_Written task_
Give the data again exactly as written, skipping any pictures.

_Stored data_
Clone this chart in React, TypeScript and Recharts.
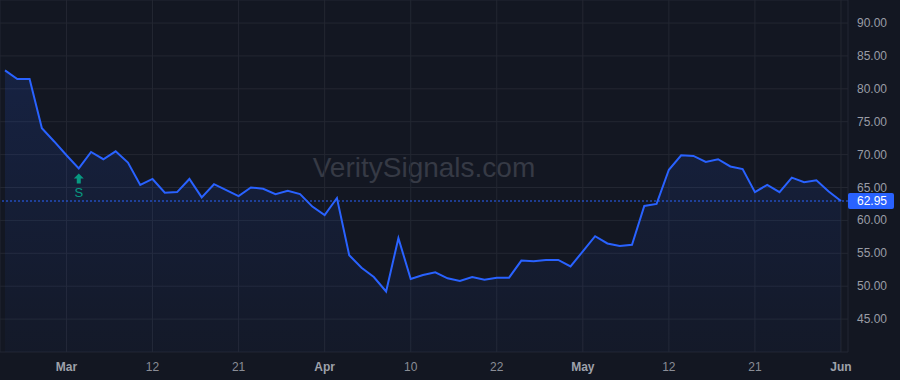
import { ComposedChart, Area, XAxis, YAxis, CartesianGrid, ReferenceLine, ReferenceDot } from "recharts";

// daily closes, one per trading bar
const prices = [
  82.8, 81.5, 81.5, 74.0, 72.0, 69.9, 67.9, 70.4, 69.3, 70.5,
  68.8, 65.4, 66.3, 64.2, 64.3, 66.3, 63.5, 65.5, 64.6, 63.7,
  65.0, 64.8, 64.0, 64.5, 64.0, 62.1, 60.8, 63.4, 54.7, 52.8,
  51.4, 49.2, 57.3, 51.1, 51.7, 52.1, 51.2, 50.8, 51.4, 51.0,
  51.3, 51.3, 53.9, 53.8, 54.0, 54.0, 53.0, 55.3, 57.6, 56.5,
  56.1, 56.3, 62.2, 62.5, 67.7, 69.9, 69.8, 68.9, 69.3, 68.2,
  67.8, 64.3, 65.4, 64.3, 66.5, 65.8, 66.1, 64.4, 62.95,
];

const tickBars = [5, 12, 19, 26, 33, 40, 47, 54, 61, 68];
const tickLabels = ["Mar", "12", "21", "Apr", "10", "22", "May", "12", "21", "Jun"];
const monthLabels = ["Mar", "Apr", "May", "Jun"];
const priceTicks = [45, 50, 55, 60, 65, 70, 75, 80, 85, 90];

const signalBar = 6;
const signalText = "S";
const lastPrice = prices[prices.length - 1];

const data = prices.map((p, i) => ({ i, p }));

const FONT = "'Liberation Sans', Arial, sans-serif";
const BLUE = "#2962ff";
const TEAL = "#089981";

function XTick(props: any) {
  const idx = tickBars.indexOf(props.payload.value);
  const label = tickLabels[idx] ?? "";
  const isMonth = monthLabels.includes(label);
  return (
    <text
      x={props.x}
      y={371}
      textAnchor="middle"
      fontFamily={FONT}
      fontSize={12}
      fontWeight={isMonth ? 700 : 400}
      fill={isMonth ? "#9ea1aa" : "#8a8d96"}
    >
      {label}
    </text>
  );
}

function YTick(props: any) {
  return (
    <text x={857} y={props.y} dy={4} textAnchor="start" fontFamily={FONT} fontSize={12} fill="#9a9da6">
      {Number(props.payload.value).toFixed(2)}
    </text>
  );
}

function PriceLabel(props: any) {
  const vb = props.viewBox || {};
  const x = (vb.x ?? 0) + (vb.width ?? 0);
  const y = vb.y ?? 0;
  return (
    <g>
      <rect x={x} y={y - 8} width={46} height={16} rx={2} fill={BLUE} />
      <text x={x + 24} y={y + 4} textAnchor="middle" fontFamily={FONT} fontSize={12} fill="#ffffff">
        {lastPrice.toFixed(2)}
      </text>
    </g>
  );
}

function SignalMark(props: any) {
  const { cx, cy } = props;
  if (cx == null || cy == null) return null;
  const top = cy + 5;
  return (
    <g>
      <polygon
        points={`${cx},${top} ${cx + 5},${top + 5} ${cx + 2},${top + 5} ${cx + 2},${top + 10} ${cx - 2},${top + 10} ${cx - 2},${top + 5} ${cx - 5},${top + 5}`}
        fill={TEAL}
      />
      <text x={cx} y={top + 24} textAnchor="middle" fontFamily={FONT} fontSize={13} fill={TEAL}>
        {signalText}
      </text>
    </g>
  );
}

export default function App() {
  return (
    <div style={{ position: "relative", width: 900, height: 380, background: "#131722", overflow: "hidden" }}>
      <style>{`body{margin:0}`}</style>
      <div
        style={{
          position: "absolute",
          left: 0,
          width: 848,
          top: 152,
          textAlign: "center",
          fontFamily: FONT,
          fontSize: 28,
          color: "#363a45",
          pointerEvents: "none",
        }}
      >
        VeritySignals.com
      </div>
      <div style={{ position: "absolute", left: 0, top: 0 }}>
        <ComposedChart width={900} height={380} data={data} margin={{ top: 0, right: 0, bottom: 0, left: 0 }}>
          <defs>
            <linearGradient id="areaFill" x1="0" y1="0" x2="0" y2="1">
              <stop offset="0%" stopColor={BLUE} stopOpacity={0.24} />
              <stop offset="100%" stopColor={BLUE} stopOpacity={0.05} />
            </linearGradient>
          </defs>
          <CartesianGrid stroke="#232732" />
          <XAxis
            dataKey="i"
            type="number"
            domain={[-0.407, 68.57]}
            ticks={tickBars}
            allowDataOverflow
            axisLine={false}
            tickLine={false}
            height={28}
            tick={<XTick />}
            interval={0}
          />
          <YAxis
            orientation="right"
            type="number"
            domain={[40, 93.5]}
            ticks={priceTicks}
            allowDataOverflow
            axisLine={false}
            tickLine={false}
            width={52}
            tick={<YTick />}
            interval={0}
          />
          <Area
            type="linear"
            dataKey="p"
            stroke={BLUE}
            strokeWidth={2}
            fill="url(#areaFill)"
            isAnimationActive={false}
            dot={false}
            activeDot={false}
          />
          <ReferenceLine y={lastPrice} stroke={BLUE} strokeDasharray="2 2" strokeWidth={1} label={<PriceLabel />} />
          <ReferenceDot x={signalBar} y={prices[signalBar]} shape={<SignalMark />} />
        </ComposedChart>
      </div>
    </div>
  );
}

_Expected answer_
Clone this chart in React, TypeScript and Recharts.
import { ComposedChart, Area, XAxis, YAxis, CartesianGrid, ReferenceLine, ReferenceDot } from "recharts";

// daily closes, one per trading bar
const prices = [
  82.8, 81.5, 81.5, 74.0, 72.0, 69.9, 67.9, 70.4, 69.3, 70.5,
  68.8, 65.4, 66.3, 64.2, 64.3, 66.3, 63.5, 65.5, 64.6, 63.7,
  65.0, 64.8, 64.0, 64.5, 64.0, 62.1, 60.8, 63.4, 54.7, 52.8,
  51.4, 49.2, 57.3, 51.1, 51.7, 52.1, 51.2, 50.8, 51.4, 51.0,
  51.3, 51.3, 53.9, 53.8, 54.0, 54.0, 53.0, 55.3, 57.6, 56.5,
  56.1, 56.3, 62.2, 62.5, 67.7, 69.9, 69.8, 68.9, 69.3, 68.2,
  67.8, 64.3, 65.4, 64.3, 66.5, 65.8, 66.1, 64.4, 62.95,
];

const tickBars = [5, 12, 19, 26, 33, 40, 47, 54, 61, 68];
const tickLabels = ["Mar", "12", "21", "Apr", "10", "22", "May", "12", "21", "Jun"];
const monthLabels = ["Mar", "Apr", "May", "Jun"];
const priceTicks = [45, 50, 55, 60, 65, 70, 75, 80, 85, 90];

const signalBar = 6;
const signalText = "S";
const lastPrice = prices[prices.length - 1];

const data = prices.map((p, i) => ({ i, p }));

const FONT = "'Liberation Sans', Arial, sans-serif";
const BLUE = "#2962ff";
const TEAL = "#089981";

function XTick(props: any) {
  const idx = tickBars.indexOf(props.payload.value);
  const label = tickLabels[idx] ?? "";
  const isMonth = monthLabels.includes(label);
  return (
    <text
      x={props.x}
      y={371}
      textAnchor="middle"
      fontFamily={FONT}
      fontSize={12}
      fontWeight={isMonth ? 700 : 400}
      fill={isMonth ? "#9ea1aa" : "#8a8d96"}
    >
      {label}
    </text>
  );
}

function YTick(props: any) {
  return (
    <text x={857} y={props.y} dy={4} textAnchor="start" fontFamily={FONT} fontSize={12} fill="#9a9da6">
      {Number(props.payload.value).toFixed(2)}
    </text>
  );
}

function PriceLabel(props: any) {
  const vb = props.viewBox || {};
  const x = (vb.x ?? 0) + (vb.width ?? 0);
  const y = vb.y ?? 0;
  return (
    <g>
      <rect x={x} y={y - 8} width={46} height={16} rx={2} fill={BLUE} />
      <text x={x + 24} y={y + 4} textAnchor="middle" fontFamily={FONT} fontSize={12} fill="#ffffff">
        {lastPrice.toFixed(2)}
      </text>
    </g>
  );
}

function SignalMark(props: any) {
  const { cx, cy } = props;
  if (cx == null || cy == null) return null;
  const top = cy + 5;
  return (
    <g>
      <polygon
        points={`${cx},${top} ${cx + 5},${top + 5} ${cx + 2},${top + 5} ${cx + 2},${top + 10} ${cx - 2},${top + 10} ${cx - 2},${top + 5} ${cx - 5},${top + 5}`}
        fill={TEAL}
      />
      <text x={cx} y={top + 24} textAnchor="middle" fontFamily={FONT} fontSize={13} fill={TEAL}>
        {signalText}
      </text>
    </g>
  );
}

export default function App() {
  return (
    <div style={{ position: "relative", width: 900, height: 380, background: "#131722", overflow: "hidden" }}>
      <style>{`body{margin:0}`}</style>
      <div
        style={{
          position: "absolute",
          left: 0,
          width: 848,
          top: 152,
          textAlign: "center",
          fontFamily: FONT,
          fontSize: 28,
          color: "#363a45",
          pointerEvents: "none",
        }}
      >
        VeritySignals.com
      </div>
      <div style={{ position: "absolute", left: 0, top: 0 }}>
        <ComposedChart width={900} height={380} data={data} margin={{ top: 0, right: 0, bottom: 0, left: 0 }}>
          <defs>
            <linearGradient id="areaFill" x1="0" y1="0" x2="0" y2="1">
              <stop offset="0%" stopColor={BLUE} stopOpacity={0.24} />
              <stop offset="100%" stopColor={BLUE} stopOpacity={0.05} />
            </linearGradient>
          </defs>
          <CartesianGrid stroke="#232732" />
          <XAxis
            dataKey="i"
            type="number"
            domain={[-0.407, 68.57]}
            ticks={tickBars}
            allowDataOverflow
            axisLine={false}
            tickLine={false}
            height={28}
            tick={<XTick />}
            interval={0}
          />
          <YAxis
            orientation="right"
            type="number"
            domain={[40, 93.5]}
            ticks={priceTicks}
            allowDataOverflow
            axisLine={false}
            tickLine={false}
            width={52}
            tick={<YTick />}
            interval={0}
          />
          <Area
            type="linear"
            dataKey="p"
            stroke={BLUE}
            strokeWidth={2}
            fill="url(#areaFill)"
            isAnimationActive={false}
            dot={false}
            activeDot={false}
          />
          <ReferenceLine y={lastPrice} stroke={BLUE} strokeDasharray="2 2" strokeWidth={1} label={<PriceLabel />} />
          <ReferenceDot x={signalBar} y={prices[signalBar]} shape={<SignalMark />} />
        </ComposedChart>
      </div>
    </div>
  );
}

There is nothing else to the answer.